Wines, like people, are a reflection of their origin and evolution. The Debate are Napa Valley wines crafted by respected winemaker Jean Hoefliger (Lynch-Bages, Newton Vineyard, Alpha Omega, AXR, Harbison and many others). The Debate focuses on the unique terroirs of single vineyard sites for Cabernet Sauvignon & Cabernet Franc exclusively.
The Debate began in 2010 when two friends brought their unique perspectives together to create thought provoking and delicious wines that extend beyond the sense of taste to the thrill of telling stories and the art of listening. By selecting three different vineyards with three different expressions of Napa Valley Cabernet Sauvignon and Cabernet Franc, the Debate seeks to point out the diversity of terroir as well as the diversity of people.
We live in an age where less and less time is spent at the dinner table discussing these different points of view. The Debate mission is to bring people together to share a glass of wine to discuss and debate just as our team does. Every vintage of The Debate is wrapped in newspaper with “The Debates” of the vintage. Whether its politics, sports, pop-culture or world events, you have the opportunity to reminisce a time, a place and a vintage in history with the people around you.
One of the most prestigious wines of the world capable of great power and grace, Napa Valley Cabernet is a leading force in the world of fine, famous, collectible red wine. Today the Napa Valley and Cabernet Sauvignon are so intrinsically linked that it is difficult to discuss one without the other. But it wasn’t until the 1970s that this marriage came to light; sudden international recognition rained upon Napa with the victory of the Stag’s Leap Wine Cellars 1973 Cabernet Sauvignon in the 1976 Judgement of Paris.

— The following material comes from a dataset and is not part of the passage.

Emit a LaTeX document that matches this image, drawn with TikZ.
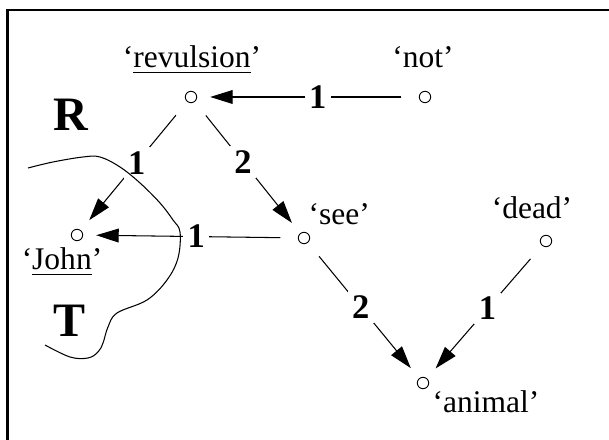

Cabernet Sauvignon undoubtedly dominates Napa Valley today, covering half of the land under vine, commanding the highest prices per ton and earning the most critical acclaim. Cabernet Sauvignon’s structure, acidity, capacity to thrive in multiple environs and ability to express nuances of vintage make it perfect for Napa Valley where incredible soil and geographical diversity are found and the climate is perfect for grape growing. Within the Napa Valley lie many smaller sub-AVAs that express specific characteristics based on situation, slope and soil—as a perfect example, Rutherford’s famous dust or Stags Leap District's tart cherry flavors.